The BDM-Werk Glaube und Schönheit, the BDM Faith and Beauty Society, was founded in 1938 to serve as a tie-in between the work in the League of German Girls (BDM) and that of the Nazi Frauenschaft. Membership was voluntary and open to girls 17 to 21.
The Faith and Beauty Society was founded in 1938 to serve as a tie-in between the League of German Girls and the *Nazi Frauenschaft. The idea was that girls should be part in the work for the whole Volksgemeinschaft before they went on to either jobs or—ideally—to marry and have children.
Membership was voluntary and open to girls 17 to 21. The work in the Society was mainly geared toward priming the girls for their tasks as wives and mothers, and while courses offered were very interesting for many girls and ranged from fashion design to healthy living, the overall idea was to teach them home economics so they would properly run their households, cook well for their families, and care properly for their children.
According to Dr.
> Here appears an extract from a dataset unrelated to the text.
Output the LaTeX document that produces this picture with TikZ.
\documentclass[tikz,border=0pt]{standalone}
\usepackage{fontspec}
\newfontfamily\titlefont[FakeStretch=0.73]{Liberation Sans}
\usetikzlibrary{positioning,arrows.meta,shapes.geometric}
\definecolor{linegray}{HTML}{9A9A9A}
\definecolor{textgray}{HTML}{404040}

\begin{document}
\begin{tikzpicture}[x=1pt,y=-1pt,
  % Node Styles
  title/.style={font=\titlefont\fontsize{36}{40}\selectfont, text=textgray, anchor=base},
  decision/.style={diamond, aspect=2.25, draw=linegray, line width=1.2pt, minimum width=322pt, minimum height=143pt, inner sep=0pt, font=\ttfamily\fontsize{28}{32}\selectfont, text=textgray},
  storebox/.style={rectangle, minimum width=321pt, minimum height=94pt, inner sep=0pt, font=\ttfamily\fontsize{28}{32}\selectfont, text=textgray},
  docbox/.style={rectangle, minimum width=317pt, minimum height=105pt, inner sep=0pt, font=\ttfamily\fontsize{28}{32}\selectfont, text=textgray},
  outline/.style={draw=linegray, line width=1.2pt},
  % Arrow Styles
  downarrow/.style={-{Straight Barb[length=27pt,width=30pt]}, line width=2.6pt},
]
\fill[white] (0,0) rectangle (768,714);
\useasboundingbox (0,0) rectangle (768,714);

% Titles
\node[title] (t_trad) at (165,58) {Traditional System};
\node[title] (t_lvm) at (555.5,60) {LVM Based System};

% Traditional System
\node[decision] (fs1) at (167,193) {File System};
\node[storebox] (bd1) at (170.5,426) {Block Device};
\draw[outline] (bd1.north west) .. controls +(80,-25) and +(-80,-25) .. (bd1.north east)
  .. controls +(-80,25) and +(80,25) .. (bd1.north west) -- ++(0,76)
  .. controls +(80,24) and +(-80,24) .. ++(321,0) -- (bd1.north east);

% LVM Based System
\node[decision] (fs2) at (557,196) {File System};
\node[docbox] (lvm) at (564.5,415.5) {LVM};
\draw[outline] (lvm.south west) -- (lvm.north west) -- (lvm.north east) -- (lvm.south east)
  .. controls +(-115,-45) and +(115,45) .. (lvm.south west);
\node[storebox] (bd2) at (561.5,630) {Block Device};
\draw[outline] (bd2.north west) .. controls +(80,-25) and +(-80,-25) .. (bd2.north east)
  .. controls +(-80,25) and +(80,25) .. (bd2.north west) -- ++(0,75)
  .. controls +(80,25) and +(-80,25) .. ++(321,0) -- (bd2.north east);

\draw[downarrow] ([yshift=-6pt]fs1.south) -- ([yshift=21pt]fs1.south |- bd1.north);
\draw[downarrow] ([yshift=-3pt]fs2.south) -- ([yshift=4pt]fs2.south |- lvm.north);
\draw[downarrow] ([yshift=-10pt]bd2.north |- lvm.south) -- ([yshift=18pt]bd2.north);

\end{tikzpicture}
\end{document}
Jutta Rüdiger, who had taken over as the leader of the League of German Girls in 1937:
The task of our Girls League is to raise our girls as torch bearers of the national-socialist world. We need girls who are at harmony between their bodies, souls, and spirits. And we need girls who, through healthy bodies and balanced minds, embody the beauty of divine creation. We want to raise girls who believe in Germany and our leader, and who will pass these beliefs on to their future children.
*The NS-Frauenschaft (NSF: National Socialist Women’s League, literally NS-Womanship) was the women’s wing of the Nazi party. It was founded in October 1931 as a fusion of several nationalist and national-socialist women’s associations.
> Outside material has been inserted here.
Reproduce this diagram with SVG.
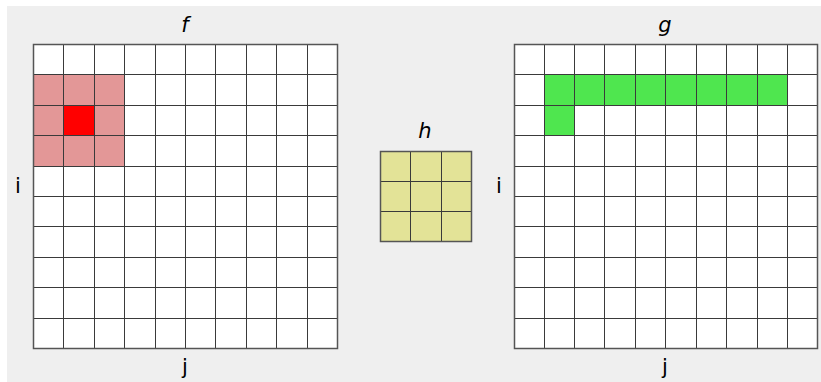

The Nazi Frauenschaft was subordinated to the national party leadership (NSDAP-Reichsleitung); girls and young women were the purview of the Bund Deutscher Mädel (BDM). From February 1934 to the end of World War II in 1945, the NS-Frauenschaft was led by Reich’s Women’s Leader (Reichsfrauenführerin) Gertrud Scholtz-Klink (1902–1999). It put out a biweekly magazine, the NS-Frauen-Warte.
Its activities included instruction in the use of German-manufactured products, such as butter and rayon, in place of imported ones, as part of the self-sufficiency program, and classes for brides and schoolgirls. During wartime, it also provided refreshments at train stations, collected scrap metal and other materials, ran cookery and other classes, and allocated the domestics conscripted in the east to large families. Propaganda organizations depended on it as the primary spreader of propaganda to women.
The NS Frauenschaft reached a total membership of 2 million by 1938, the equivalent of 40% of total party membership.
The German National Socialist Women’s League Children’s Group was known as "Kinderschar".